To be done: Repeat every line of the data exactly, but not the pictures.

Data block:
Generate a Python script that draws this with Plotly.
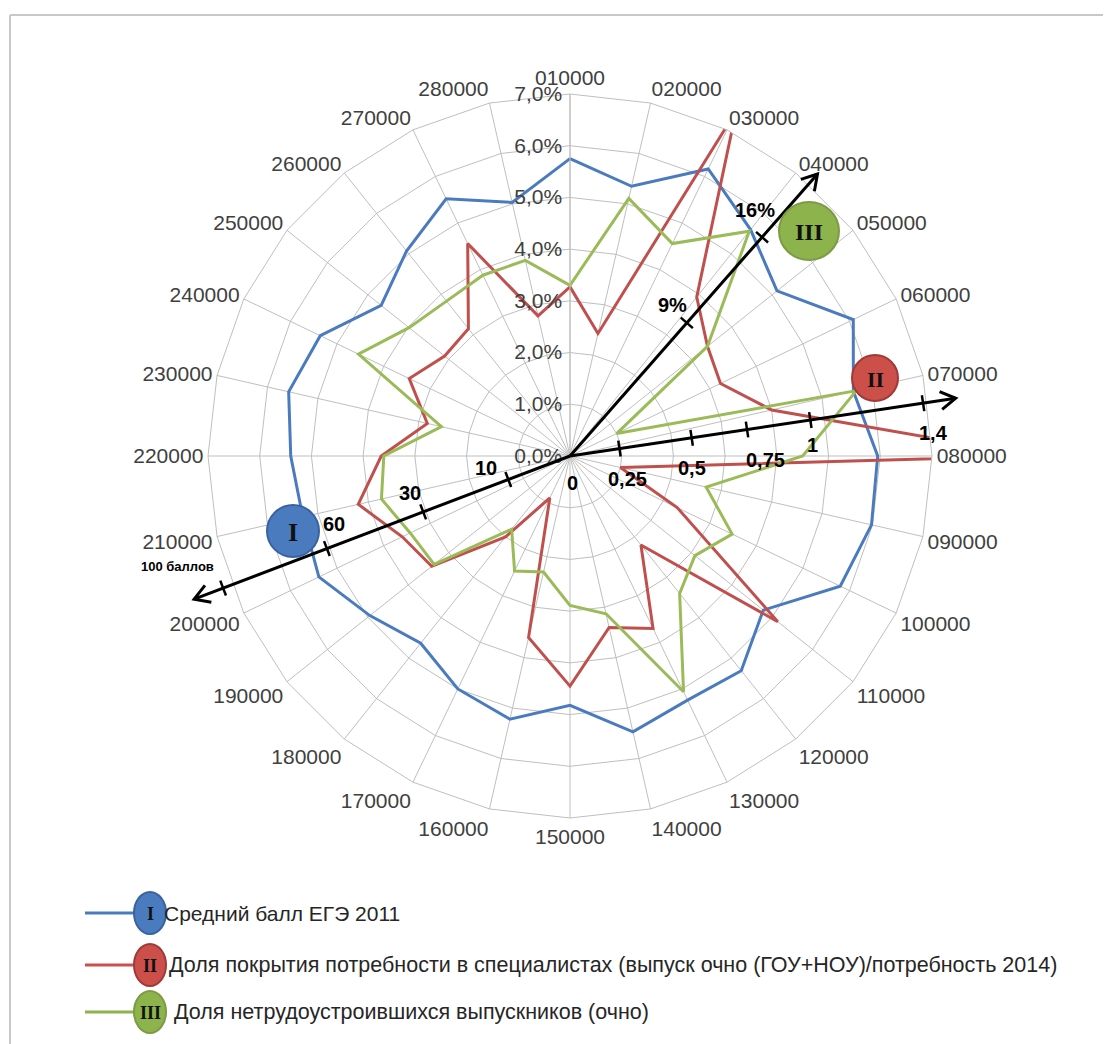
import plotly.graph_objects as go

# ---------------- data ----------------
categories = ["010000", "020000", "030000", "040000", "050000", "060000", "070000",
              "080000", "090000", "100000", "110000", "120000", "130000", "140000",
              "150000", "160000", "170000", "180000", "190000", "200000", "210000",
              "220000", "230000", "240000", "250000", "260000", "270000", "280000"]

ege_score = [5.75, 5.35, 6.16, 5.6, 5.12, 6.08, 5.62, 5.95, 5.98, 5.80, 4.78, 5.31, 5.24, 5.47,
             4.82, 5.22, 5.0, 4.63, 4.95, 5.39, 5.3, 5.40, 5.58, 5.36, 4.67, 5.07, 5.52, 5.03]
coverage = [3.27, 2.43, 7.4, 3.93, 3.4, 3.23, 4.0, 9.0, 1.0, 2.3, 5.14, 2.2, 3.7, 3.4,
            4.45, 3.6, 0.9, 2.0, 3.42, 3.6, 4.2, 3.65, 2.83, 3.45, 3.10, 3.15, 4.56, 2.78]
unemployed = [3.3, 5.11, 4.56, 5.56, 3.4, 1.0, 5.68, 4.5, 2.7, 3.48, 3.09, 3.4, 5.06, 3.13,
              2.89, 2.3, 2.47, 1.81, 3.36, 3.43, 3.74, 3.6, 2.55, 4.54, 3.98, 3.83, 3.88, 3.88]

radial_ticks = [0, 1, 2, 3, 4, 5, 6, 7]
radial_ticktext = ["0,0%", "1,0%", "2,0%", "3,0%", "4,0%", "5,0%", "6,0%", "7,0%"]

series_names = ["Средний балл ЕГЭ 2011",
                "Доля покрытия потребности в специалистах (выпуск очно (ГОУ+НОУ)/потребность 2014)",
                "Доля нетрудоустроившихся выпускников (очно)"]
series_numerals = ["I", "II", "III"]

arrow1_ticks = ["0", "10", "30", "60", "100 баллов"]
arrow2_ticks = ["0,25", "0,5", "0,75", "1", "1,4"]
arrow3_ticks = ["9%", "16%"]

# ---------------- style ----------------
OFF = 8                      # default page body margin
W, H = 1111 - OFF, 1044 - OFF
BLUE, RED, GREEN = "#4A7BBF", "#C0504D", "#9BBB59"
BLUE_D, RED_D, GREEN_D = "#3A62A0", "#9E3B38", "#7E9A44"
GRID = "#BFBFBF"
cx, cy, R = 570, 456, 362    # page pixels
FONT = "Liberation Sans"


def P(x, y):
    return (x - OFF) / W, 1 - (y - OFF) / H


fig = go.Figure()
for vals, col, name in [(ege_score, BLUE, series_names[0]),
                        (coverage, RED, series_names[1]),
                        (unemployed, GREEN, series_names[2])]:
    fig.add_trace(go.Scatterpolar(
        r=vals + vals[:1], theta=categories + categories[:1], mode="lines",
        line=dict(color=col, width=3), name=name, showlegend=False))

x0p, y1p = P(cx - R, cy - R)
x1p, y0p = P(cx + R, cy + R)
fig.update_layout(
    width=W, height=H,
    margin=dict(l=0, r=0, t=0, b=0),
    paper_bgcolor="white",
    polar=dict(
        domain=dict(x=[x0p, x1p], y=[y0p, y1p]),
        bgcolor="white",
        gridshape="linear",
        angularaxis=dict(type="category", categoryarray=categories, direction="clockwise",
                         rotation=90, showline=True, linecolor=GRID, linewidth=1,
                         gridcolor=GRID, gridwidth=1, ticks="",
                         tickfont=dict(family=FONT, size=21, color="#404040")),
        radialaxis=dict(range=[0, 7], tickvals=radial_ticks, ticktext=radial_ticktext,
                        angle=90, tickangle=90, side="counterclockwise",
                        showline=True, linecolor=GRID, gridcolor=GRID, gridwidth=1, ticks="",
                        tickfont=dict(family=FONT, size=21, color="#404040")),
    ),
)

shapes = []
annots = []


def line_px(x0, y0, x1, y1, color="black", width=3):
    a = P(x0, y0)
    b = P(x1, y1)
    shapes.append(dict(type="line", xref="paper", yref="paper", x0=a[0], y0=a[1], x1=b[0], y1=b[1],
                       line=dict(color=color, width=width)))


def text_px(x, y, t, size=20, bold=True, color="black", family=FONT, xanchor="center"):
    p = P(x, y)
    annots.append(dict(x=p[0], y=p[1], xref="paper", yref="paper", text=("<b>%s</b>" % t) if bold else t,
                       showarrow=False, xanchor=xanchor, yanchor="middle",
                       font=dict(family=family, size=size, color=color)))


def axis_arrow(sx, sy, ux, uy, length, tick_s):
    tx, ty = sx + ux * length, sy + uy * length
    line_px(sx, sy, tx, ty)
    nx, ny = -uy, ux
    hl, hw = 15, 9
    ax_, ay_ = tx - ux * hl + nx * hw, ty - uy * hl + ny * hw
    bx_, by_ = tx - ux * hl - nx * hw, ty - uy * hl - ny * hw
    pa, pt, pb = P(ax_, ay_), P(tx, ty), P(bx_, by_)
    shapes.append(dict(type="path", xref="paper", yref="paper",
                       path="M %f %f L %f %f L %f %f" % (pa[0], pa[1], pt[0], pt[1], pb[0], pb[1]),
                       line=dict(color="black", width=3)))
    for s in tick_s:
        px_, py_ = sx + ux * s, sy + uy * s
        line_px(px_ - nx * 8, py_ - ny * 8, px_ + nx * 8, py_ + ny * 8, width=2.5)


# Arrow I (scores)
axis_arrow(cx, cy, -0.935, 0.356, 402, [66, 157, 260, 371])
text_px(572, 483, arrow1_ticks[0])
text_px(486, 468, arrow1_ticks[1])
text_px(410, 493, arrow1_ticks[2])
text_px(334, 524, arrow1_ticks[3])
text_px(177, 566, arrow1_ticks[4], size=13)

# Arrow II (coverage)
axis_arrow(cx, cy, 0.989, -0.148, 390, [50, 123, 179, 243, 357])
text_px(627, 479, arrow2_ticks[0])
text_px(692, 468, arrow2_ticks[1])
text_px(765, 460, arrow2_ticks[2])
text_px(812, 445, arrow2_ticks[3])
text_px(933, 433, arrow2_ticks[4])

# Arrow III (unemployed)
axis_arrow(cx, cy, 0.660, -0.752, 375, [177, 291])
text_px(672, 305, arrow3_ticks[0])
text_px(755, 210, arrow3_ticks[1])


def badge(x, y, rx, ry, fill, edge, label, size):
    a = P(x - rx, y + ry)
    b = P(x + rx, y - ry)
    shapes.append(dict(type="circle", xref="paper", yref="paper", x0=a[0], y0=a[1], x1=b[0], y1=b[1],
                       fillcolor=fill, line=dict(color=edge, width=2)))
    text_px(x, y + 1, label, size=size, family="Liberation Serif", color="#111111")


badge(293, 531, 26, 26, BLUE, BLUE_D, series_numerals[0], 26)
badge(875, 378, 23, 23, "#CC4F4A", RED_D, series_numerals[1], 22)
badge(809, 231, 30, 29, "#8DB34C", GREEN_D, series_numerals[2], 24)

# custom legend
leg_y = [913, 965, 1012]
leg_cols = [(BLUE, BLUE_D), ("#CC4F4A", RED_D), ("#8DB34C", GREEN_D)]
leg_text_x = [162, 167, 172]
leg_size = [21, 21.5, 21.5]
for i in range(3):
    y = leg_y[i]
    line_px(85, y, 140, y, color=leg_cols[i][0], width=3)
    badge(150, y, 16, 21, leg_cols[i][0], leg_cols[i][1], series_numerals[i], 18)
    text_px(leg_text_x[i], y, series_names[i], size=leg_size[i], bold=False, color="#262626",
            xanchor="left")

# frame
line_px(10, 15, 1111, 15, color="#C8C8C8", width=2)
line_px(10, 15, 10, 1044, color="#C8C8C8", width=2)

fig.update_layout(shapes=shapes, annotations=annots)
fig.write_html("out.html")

Correct result:
Generate a Python script that draws this with Plotly.
import plotly.graph_objects as go

# ---------------- data ----------------
categories = ["010000", "020000", "030000", "040000", "050000", "060000", "070000",
              "080000", "090000", "100000", "110000", "120000", "130000", "140000",
              "150000", "160000", "170000", "180000", "190000", "200000", "210000",
              "220000", "230000", "240000", "250000", "260000", "270000", "280000"]

ege_score = [5.75, 5.35, 6.16, 5.6, 5.12, 6.08, 5.62, 5.95, 5.98, 5.80, 4.78, 5.31, 5.24, 5.47,
             4.82, 5.22, 5.0, 4.63, 4.95, 5.39, 5.3, 5.40, 5.58, 5.36, 4.67, 5.07, 5.52, 5.03]
coverage = [3.27, 2.43, 7.4, 3.93, 3.4, 3.23, 4.0, 9.0, 1.0, 2.3, 5.14, 2.2, 3.7, 3.4,
            4.45, 3.6, 0.9, 2.0, 3.42, 3.6, 4.2, 3.65, 2.83, 3.45, 3.10, 3.15, 4.56, 2.78]
unemployed = [3.3, 5.11, 4.56, 5.56, 3.4, 1.0, 5.68, 4.5, 2.7, 3.48, 3.09, 3.4, 5.06, 3.13,
              2.89, 2.3, 2.47, 1.81, 3.36, 3.43, 3.74, 3.6, 2.55, 4.54, 3.98, 3.83, 3.88, 3.88]

radial_ticks = [0, 1, 2, 3, 4, 5, 6, 7]
radial_ticktext = ["0,0%", "1,0%", "2,0%", "3,0%", "4,0%", "5,0%", "6,0%", "7,0%"]

series_names = ["Средний балл ЕГЭ 2011",
                "Доля покрытия потребности в специалистах (выпуск очно (ГОУ+НОУ)/потребность 2014)",
                "Доля нетрудоустроившихся выпускников (очно)"]
series_numerals = ["I", "II", "III"]

arrow1_ticks = ["0", "10", "30", "60", "100 баллов"]
arrow2_ticks = ["0,25", "0,5", "0,75", "1", "1,4"]
arrow3_ticks = ["9%", "16%"]

# ---------------- style ----------------
OFF = 8                      # default page body margin
W, H = 1111 - OFF, 1044 - OFF
BLUE, RED, GREEN = "#4A7BBF", "#C0504D", "#9BBB59"
BLUE_D, RED_D, GREEN_D = "#3A62A0", "#9E3B38", "#7E9A44"
GRID = "#BFBFBF"
cx, cy, R = 570, 456, 362    # page pixels
FONT = "Liberation Sans"


def P(x, y):
    return (x - OFF) / W, 1 - (y - OFF) / H


fig = go.Figure()
for vals, col, name in [(ege_score, BLUE, series_names[0]),
                        (coverage, RED, series_names[1]),
                        (unemployed, GREEN, series_names[2])]:
    fig.add_trace(go.Scatterpolar(
        r=vals + vals[:1], theta=categories + categories[:1], mode="lines",
        line=dict(color=col, width=3), name=name, showlegend=False))

x0p, y1p = P(cx - R, cy - R)
x1p, y0p = P(cx + R, cy + R)
fig.update_layout(
    width=W, height=H,
    margin=dict(l=0, r=0, t=0, b=0),
    paper_bgcolor="white",
    polar=dict(
        domain=dict(x=[x0p, x1p], y=[y0p, y1p]),
        bgcolor="white",
        gridshape="linear",
        angularaxis=dict(type="category", categoryarray=categories, direction="clockwise",
                         rotation=90, showline=True, linecolor=GRID, linewidth=1,
                         gridcolor=GRID, gridwidth=1, ticks="",
                         tickfont=dict(family=FONT, size=21, color="#404040")),
        radialaxis=dict(range=[0, 7], tickvals=radial_ticks, ticktext=radial_ticktext,
                        angle=90, tickangle=90, side="counterclockwise",
                        showline=True, linecolor=GRID, gridcolor=GRID, gridwidth=1, ticks="",
                        tickfont=dict(family=FONT, size=21, color="#404040")),
    ),
)

shapes = []
annots = []


def line_px(x0, y0, x1, y1, color="black", width=3):
    a = P(x0, y0)
    b = P(x1, y1)
    shapes.append(dict(type="line", xref="paper", yref="paper", x0=a[0], y0=a[1], x1=b[0], y1=b[1],
                       line=dict(color=color, width=width)))


def text_px(x, y, t, size=20, bold=True, color="black", family=FONT, xanchor="center"):
    p = P(x, y)
    annots.append(dict(x=p[0], y=p[1], xref="paper", yref="paper", text=("<b>%s</b>" % t) if bold else t,
                       showarrow=False, xanchor=xanchor, yanchor="middle",
                       font=dict(family=family, size=size, color=color)))


def axis_arrow(sx, sy, ux, uy, length, tick_s):
    tx, ty = sx + ux * length, sy + uy * length
    line_px(sx, sy, tx, ty)
    nx, ny = -uy, ux
    hl, hw = 15, 9
    ax_, ay_ = tx - ux * hl + nx * hw, ty - uy * hl + ny * hw
    bx_, by_ = tx - ux * hl - nx * hw, ty - uy * hl - ny * hw
    pa, pt, pb = P(ax_, ay_), P(tx, ty), P(bx_, by_)
    shapes.append(dict(type="path", xref="paper", yref="paper",
                       path="M %f %f L %f %f L %f %f" % (pa[0], pa[1], pt[0], pt[1], pb[0], pb[1]),
                       line=dict(color="black", width=3)))
    for s in tick_s:
        px_, py_ = sx + ux * s, sy + uy * s
        line_px(px_ - nx * 8, py_ - ny * 8, px_ + nx * 8, py_ + ny * 8, width=2.5)


# Arrow I (scores)
axis_arrow(cx, cy, -0.935, 0.356, 402, [66, 157, 260, 371])
text_px(572, 483, arrow1_ticks[0])
text_px(486, 468, arrow1_ticks[1])
text_px(410, 493, arrow1_ticks[2])
text_px(334, 524, arrow1_ticks[3])
text_px(177, 566, arrow1_ticks[4], size=13)

# Arrow II (coverage)
axis_arrow(cx, cy, 0.989, -0.148, 390, [50, 123, 179, 243, 357])
text_px(627, 479, arrow2_ticks[0])
text_px(692, 468, arrow2_ticks[1])
text_px(765, 460, arrow2_ticks[2])
text_px(812, 445, arrow2_ticks[3])
text_px(933, 433, arrow2_ticks[4])

# Arrow III (unemployed)
axis_arrow(cx, cy, 0.660, -0.752, 375, [177, 291])
text_px(672, 305, arrow3_ticks[0])
text_px(755, 210, arrow3_ticks[1])


def badge(x, y, rx, ry, fill, edge, label, size):
    a = P(x - rx, y + ry)
    b = P(x + rx, y - ry)
    shapes.append(dict(type="circle", xref="paper", yref="paper", x0=a[0], y0=a[1], x1=b[0], y1=b[1],
                       fillcolor=fill, line=dict(color=edge, width=2)))
    text_px(x, y + 1, label, size=size, family="Liberation Serif", color="#111111")


badge(293, 531, 26, 26, BLUE, BLUE_D, series_numerals[0], 26)
badge(875, 378, 23, 23, "#CC4F4A", RED_D, series_numerals[1], 22)
badge(809, 231, 30, 29, "#8DB34C", GREEN_D, series_numerals[2], 24)

# custom legend
leg_y = [913, 965, 1012]
leg_cols = [(BLUE, BLUE_D), ("#CC4F4A", RED_D), ("#8DB34C", GREEN_D)]
leg_text_x = [162, 167, 172]
leg_size = [21, 21.5, 21.5]
for i in range(3):
    y = leg_y[i]
    line_px(85, y, 140, y, color=leg_cols[i][0], width=3)
    badge(150, y, 16, 21, leg_cols[i][0], leg_cols[i][1], series_numerals[i], 18)
    text_px(leg_text_x[i], y, series_names[i], size=leg_size[i], bold=False, color="#262626",
            xanchor="left")

# frame
line_px(10, 15, 1111, 15, color="#C8C8C8", width=2)
line_px(10, 15, 10, 1044, color="#C8C8C8", width=2)

fig.update_layout(shapes=shapes, annotations=annots)
fig.write_html("out.html")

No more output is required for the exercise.